Work required: Output the material beneath this task exactly, images excluded.

····················

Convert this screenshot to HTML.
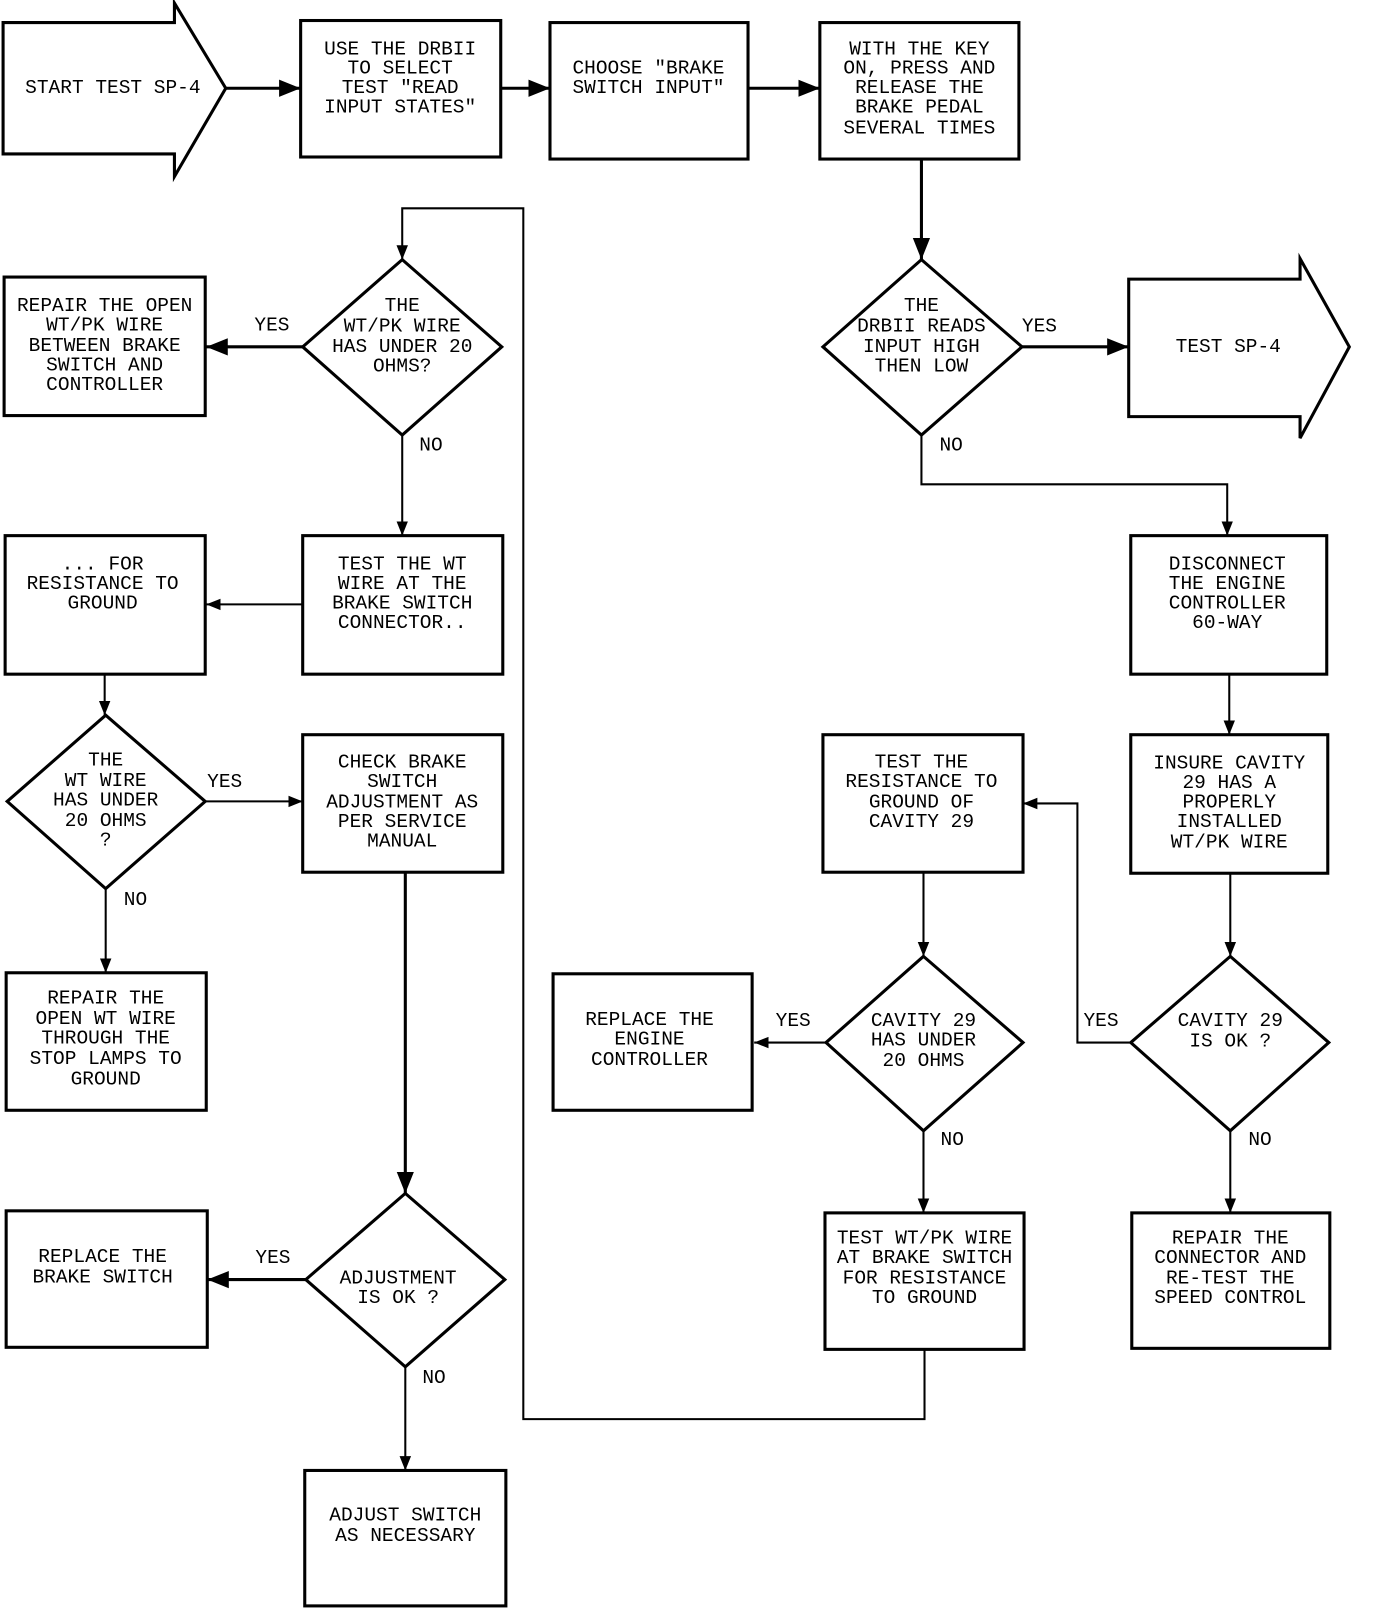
<!DOCTYPE html>
<html><head><meta charset="utf-8"><style>
html,body{margin:0;padding:0;background:#fff}
svg{display:block}
text{font-family:"Liberation Mono",monospace;font-size:19px;fill:#000;text-anchor:middle;dominant-baseline:central}
.s{fill:none;stroke:#000;stroke-width:2}
.b{fill:#fff;stroke:#000;stroke-width:3}
</style></head><body>
<svg width="1376" height="1610" viewBox="0 0 1341 1569" preserveAspectRatio="none" xmlns="http://www.w3.org/2000/svg">
<defs><marker id="a" viewBox="0 0 10 10" refX="10" refY="5" markerWidth="7" markerHeight="7" orient="auto"><path d="M0,1 L10,5 L0,9 z" fill="#000"/></marker></defs>

<!-- connectors -->
<g class="s" marker-end="url(#a)">
<path d="M220,86 H293" stroke-width="3"/>
<path d="M488,86 H536" stroke-width="3"/>
<path d="M729,86 H799" stroke-width="3"/>
<path d="M898,155 V253" stroke-width="3"/>
<path d="M996,338 H1100" stroke-width="3"/>
<path d="M898,424 V472 H1196 V522"/>
<path d="M1198,657 V716"/>
<path d="M1199,851 V932"/>
<path d="M1102,1016 H1050 V783 H997"/>
<path d="M1199,1102 V1182"/>
<path d="M900,850 V932"/>
<path d="M805,1016 H735"/>
<path d="M900,1102 V1182"/>
<path d="M901,1315 V1383 H510 V203 H392 V253"/>
<path d="M295,338 H201" stroke-width="3"/>
<path d="M392,424 V522"/>
<path d="M295,589 H201"/>
<path d="M102,657 V697"/>
<path d="M200,781 H295"/>
<path d="M103,866 V948"/>
<path d="M395,850 V1163" stroke-width="3"/>
<path d="M298,1247 H202" stroke-width="3"/>
<path d="M395,1332 V1433"/>
</g>

<!-- shapes -->
<polygon class="b" points="3,22 170,22 170,3 220,86 170,172 170,150 3,150"/>
<polygon class="b" points="1100,272 1267,272 1267,252 1315,338 1267,427 1267,406 1100,406"/>
<rect class="b" x="293" y="20" width="195" height="133"/>
<rect class="b" x="536" y="22" width="193" height="133"/>
<rect class="b" x="799" y="22" width="194" height="133"/>
<polygon class="b" points="898,253 996,338 898,424 802,338"/>
<polygon class="b" points="392,253 489,338 392,424 295,338"/>
<rect class="b" x="4" y="270" width="196" height="135"/>
<rect class="b" x="295" y="522" width="195" height="135"/>
<rect class="b" x="5" y="522" width="195" height="135"/>
<polygon class="b" points="103,697 200,781 103,866 7,781"/>
<rect class="b" x="295" y="716" width="195" height="134"/>
<rect class="b" x="6" y="948" width="195" height="134"/>
<polygon class="b" points="395,1163 492,1247 395,1332 298,1247"/>
<rect class="b" x="6" y="1180" width="196" height="133"/>
<rect class="b" x="297" y="1433" width="196" height="132"/>
<rect class="b" x="1102" y="522" width="191" height="135"/>
<rect class="b" x="1102" y="716" width="192" height="135"/>
<polygon class="b" points="1199,932 1295,1016 1199,1102 1102,1016"/>
<rect class="b" x="1103" y="1182" width="193" height="132"/>
<rect class="b" x="802" y="716" width="195" height="134"/>
<polygon class="b" points="900,932 997,1016 900,1102 805,1016"/>
<rect class="b" x="539" y="949" width="194" height="133"/>
<rect class="b" x="804" y="1182" width="194" height="133"/>

<!-- text -->
<text x="110" y="86">START TEST SP-4</text>
<text x="390" y="48">USE THE DRBII</text><text x="390" y="67">TO SELECT</text><text x="390" y="86">TEST "READ</text><text x="390" y="105">INPUT STATES"</text>
<text x="632" y="67">CHOOSE "BRAKE</text><text x="632" y="86">SWITCH INPUT"</text>
<text x="896" y="48">WITH THE KEY</text><text x="896" y="67">ON, PRESS AND</text><text x="896" y="86">RELEASE THE</text><text x="896" y="105">BRAKE PEDAL</text><text x="896" y="125">SEVERAL TIMES</text>
<text x="898" y="298">THE</text><text x="898" y="318">DRBII READS</text><text x="898" y="338">INPUT HIGH</text><text x="898" y="357">THEN LOW</text>
<text x="1013" y="318">YES</text>
<text x="1197" y="338">TEST SP-4</text>
<text x="927" y="434">NO</text>
<text x="1196" y="550">DISCONNECT</text><text x="1196" y="569">THE ENGINE</text><text x="1196" y="588">CONTROLLER</text><text x="1196" y="607">60-WAY</text>
<text x="1198" y="744">INSURE CAVITY</text><text x="1198" y="763">29 HAS A</text><text x="1198" y="782">PROPERLY</text><text x="1198" y="801">INSTALLED</text><text x="1198" y="821">WT/PK WIRE</text>
<text x="1199" y="995">CAVITY 29</text><text x="1199" y="1015">IS OK ?</text>
<text x="1073" y="995">YES</text>
<text x="1228" y="1111">NO</text>
<text x="1199" y="1207">REPAIR THE</text><text x="1199" y="1226">CONNECTOR AND</text><text x="1199" y="1246">RE-TEST THE</text><text x="1199" y="1265">SPEED CONTROL</text>
<text x="898" y="743">TEST THE</text><text x="898" y="762">RESISTANCE TO</text><text x="898" y="782">GROUND OF</text><text x="898" y="801">CAVITY 29</text>
<text x="900" y="995">CAVITY 29</text><text x="900" y="1014">HAS UNDER</text><text x="900" y="1034">20 OHMS</text>
<text x="773" y="995">YES</text>
<text x="928" y="1111">NO</text>
<text x="633" y="994">REPLACE THE</text><text x="633" y="1013">ENGINE</text><text x="633" y="1033">CONTROLLER</text>
<text x="901" y="1207">TEST WT/PK WIRE</text><text x="901" y="1226">AT BRAKE SWITCH</text><text x="901" y="1246">FOR RESISTANCE</text><text x="901" y="1265">TO GROUND</text>
<text x="392" y="298">THE</text><text x="392" y="318">WT/PK WIRE</text><text x="392" y="338">HAS UNDER 20</text><text x="392" y="357">OHMS?</text>
<text x="265" y="317">YES</text>
<text x="102" y="298">REPAIR THE OPEN</text><text x="102" y="317">WT/PK WIRE</text><text x="102" y="337">BETWEEN BRAKE</text><text x="102" y="356">SWITCH AND</text><text x="102" y="375">CONTROLLER</text>
<text x="420" y="434">NO</text>
<text x="392" y="550">TEST THE WT</text><text x="392" y="569">WIRE AT THE</text><text x="392" y="588">BRAKE SWITCH</text><text x="392" y="607">CONNECTOR..</text>
<text x="100" y="550">... FOR</text><text x="100" y="569">RESISTANCE TO</text><text x="100" y="588">GROUND</text>
<text x="103" y="741">THE</text><text x="103" y="761">WT WIRE</text><text x="103" y="780">HAS UNDER</text><text x="103" y="800">20 OHMS</text><text x="103" y="819">?</text>
<text x="219" y="762">YES</text>
<text x="392" y="743">CHECK BRAKE</text><text x="392" y="762">SWITCH</text><text x="392" y="782">ADJUSTMENT AS</text><text x="392" y="801">PER SERVICE</text><text x="392" y="820">MANUAL</text>
<text x="132" y="877">NO</text>
<text x="103" y="973">REPAIR THE</text><text x="103" y="993">OPEN WT WIRE</text><text x="103" y="1012">THROUGH THE</text><text x="103" y="1032">STOP LAMPS TO</text><text x="103" y="1052">GROUND</text>
<text x="388" y="1246">ADJUSTMENT</text><text x="388" y="1265">IS OK ?</text>
<text x="266" y="1226">YES</text>
<text x="100" y="1225">REPLACE THE</text><text x="100" y="1245">BRAKE SWITCH</text>
<text x="423" y="1343">NO</text>
<text x="395" y="1477">ADJUST SWITCH</text><text x="395" y="1497">AS NECESSARY</text>
</svg>
</body></html>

····················

Solution for this task:
Convert this screenshot to HTML.
<!DOCTYPE html>
<html><head><meta charset="utf-8"><style>
html,body{margin:0;padding:0;background:#fff}
svg{display:block}
text{font-family:"Liberation Mono",monospace;font-size:19px;fill:#000;text-anchor:middle;dominant-baseline:central}
.s{fill:none;stroke:#000;stroke-width:2}
.b{fill:#fff;stroke:#000;stroke-width:3}
</style></head><body>
<svg width="1376" height="1610" viewBox="0 0 1341 1569" preserveAspectRatio="none" xmlns="http://www.w3.org/2000/svg">
<defs><marker id="a" viewBox="0 0 10 10" refX="10" refY="5" markerWidth="7" markerHeight="7" orient="auto"><path d="M0,1 L10,5 L0,9 z" fill="#000"/></marker></defs>

<!-- connectors -->
<g class="s" marker-end="url(#a)">
<path d="M220,86 H293" stroke-width="3"/>
<path d="M488,86 H536" stroke-width="3"/>
<path d="M729,86 H799" stroke-width="3"/>
<path d="M898,155 V253" stroke-width="3"/>
<path d="M996,338 H1100" stroke-width="3"/>
<path d="M898,424 V472 H1196 V522"/>
<path d="M1198,657 V716"/>
<path d="M1199,851 V932"/>
<path d="M1102,1016 H1050 V783 H997"/>
<path d="M1199,1102 V1182"/>
<path d="M900,850 V932"/>
<path d="M805,1016 H735"/>
<path d="M900,1102 V1182"/>
<path d="M901,1315 V1383 H510 V203 H392 V253"/>
<path d="M295,338 H201" stroke-width="3"/>
<path d="M392,424 V522"/>
<path d="M295,589 H201"/>
<path d="M102,657 V697"/>
<path d="M200,781 H295"/>
<path d="M103,866 V948"/>
<path d="M395,850 V1163" stroke-width="3"/>
<path d="M298,1247 H202" stroke-width="3"/>
<path d="M395,1332 V1433"/>
</g>

<!-- shapes -->
<polygon class="b" points="3,22 170,22 170,3 220,86 170,172 170,150 3,150"/>
<polygon class="b" points="1100,272 1267,272 1267,252 1315,338 1267,427 1267,406 1100,406"/>
<rect class="b" x="293" y="20" width="195" height="133"/>
<rect class="b" x="536" y="22" width="193" height="133"/>
<rect class="b" x="799" y="22" width="194" height="133"/>
<polygon class="b" points="898,253 996,338 898,424 802,338"/>
<polygon class="b" points="392,253 489,338 392,424 295,338"/>
<rect class="b" x="4" y="270" width="196" height="135"/>
<rect class="b" x="295" y="522" width="195" height="135"/>
<rect class="b" x="5" y="522" width="195" height="135"/>
<polygon class="b" points="103,697 200,781 103,866 7,781"/>
<rect class="b" x="295" y="716" width="195" height="134"/>
<rect class="b" x="6" y="948" width="195" height="134"/>
<polygon class="b" points="395,1163 492,1247 395,1332 298,1247"/>
<rect class="b" x="6" y="1180" width="196" height="133"/>
<rect class="b" x="297" y="1433" width="196" height="132"/>
<rect class="b" x="1102" y="522" width="191" height="135"/>
<rect class="b" x="1102" y="716" width="192" height="135"/>
<polygon class="b" points="1199,932 1295,1016 1199,1102 1102,1016"/>
<rect class="b" x="1103" y="1182" width="193" height="132"/>
<rect class="b" x="802" y="716" width="195" height="134"/>
<polygon class="b" points="900,932 997,1016 900,1102 805,1016"/>
<rect class="b" x="539" y="949" width="194" height="133"/>
<rect class="b" x="804" y="1182" width="194" height="133"/>

<!-- text -->
<text x="110" y="86">START TEST SP-4</text>
<text x="390" y="48">USE THE DRBII</text><text x="390" y="67">TO SELECT</text><text x="390" y="86">TEST "READ</text><text x="390" y="105">INPUT STATES"</text>
<text x="632" y="67">CHOOSE "BRAKE</text><text x="632" y="86">SWITCH INPUT"</text>
<text x="896" y="48">WITH THE KEY</text><text x="896" y="67">ON, PRESS AND</text><text x="896" y="86">RELEASE THE</text><text x="896" y="105">BRAKE PEDAL</text><text x="896" y="125">SEVERAL TIMES</text>
<text x="898" y="298">THE</text><text x="898" y="318">DRBII READS</text><text x="898" y="338">INPUT HIGH</text><text x="898" y="357">THEN LOW</text>
<text x="1013" y="318">YES</text>
<text x="1197" y="338">TEST SP-4</text>
<text x="927" y="434">NO</text>
<text x="1196" y="550">DISCONNECT</text><text x="1196" y="569">THE ENGINE</text><text x="1196" y="588">CONTROLLER</text><text x="1196" y="607">60-WAY</text>
<text x="1198" y="744">INSURE CAVITY</text><text x="1198" y="763">29 HAS A</text><text x="1198" y="782">PROPERLY</text><text x="1198" y="801">INSTALLED</text><text x="1198" y="821">WT/PK WIRE</text>
<text x="1199" y="995">CAVITY 29</text><text x="1199" y="1015">IS OK ?</text>
<text x="1073" y="995">YES</text>
<text x="1228" y="1111">NO</text>
<text x="1199" y="1207">REPAIR THE</text><text x="1199" y="1226">CONNECTOR AND</text><text x="1199" y="1246">RE-TEST THE</text><text x="1199" y="1265">SPEED CONTROL</text>
<text x="898" y="743">TEST THE</text><text x="898" y="762">RESISTANCE TO</text><text x="898" y="782">GROUND OF</text><text x="898" y="801">CAVITY 29</text>
<text x="900" y="995">CAVITY 29</text><text x="900" y="1014">HAS UNDER</text><text x="900" y="1034">20 OHMS</text>
<text x="773" y="995">YES</text>
<text x="928" y="1111">NO</text>
<text x="633" y="994">REPLACE THE</text><text x="633" y="1013">ENGINE</text><text x="633" y="1033">CONTROLLER</text>
<text x="901" y="1207">TEST WT/PK WIRE</text><text x="901" y="1226">AT BRAKE SWITCH</text><text x="901" y="1246">FOR RESISTANCE</text><text x="901" y="1265">TO GROUND</text>
<text x="392" y="298">THE</text><text x="392" y="318">WT/PK WIRE</text><text x="392" y="338">HAS UNDER 20</text><text x="392" y="357">OHMS?</text>
<text x="265" y="317">YES</text>
<text x="102" y="298">REPAIR THE OPEN</text><text x="102" y="317">WT/PK WIRE</text><text x="102" y="337">BETWEEN BRAKE</text><text x="102" y="356">SWITCH AND</text><text x="102" y="375">CONTROLLER</text>
<text x="420" y="434">NO</text>
<text x="392" y="550">TEST THE WT</text><text x="392" y="569">WIRE AT THE</text><text x="392" y="588">BRAKE SWITCH</text><text x="392" y="607">CONNECTOR..</text>
<text x="100" y="550">... FOR</text><text x="100" y="569">RESISTANCE TO</text><text x="100" y="588">GROUND</text>
<text x="103" y="741">THE</text><text x="103" y="761">WT WIRE</text><text x="103" y="780">HAS UNDER</text><text x="103" y="800">20 OHMS</text><text x="103" y="819">?</text>
<text x="219" y="762">YES</text>
<text x="392" y="743">CHECK BRAKE</text><text x="392" y="762">SWITCH</text><text x="392" y="782">ADJUSTMENT AS</text><text x="392" y="801">PER SERVICE</text><text x="392" y="820">MANUAL</text>
<text x="132" y="877">NO</text>
<text x="103" y="973">REPAIR THE</text><text x="103" y="993">OPEN WT WIRE</text><text x="103" y="1012">THROUGH THE</text><text x="103" y="1032">STOP LAMPS TO</text><text x="103" y="1052">GROUND</text>
<text x="388" y="1246">ADJUSTMENT</text><text x="388" y="1265">IS OK ?</text>
<text x="266" y="1226">YES</text>
<text x="100" y="1225">REPLACE THE</text><text x="100" y="1245">BRAKE SWITCH</text>
<text x="423" y="1343">NO</text>
<text x="395" y="1477">ADJUST SWITCH</text><text x="395" y="1497">AS NECESSARY</text>
</svg>
</body></html>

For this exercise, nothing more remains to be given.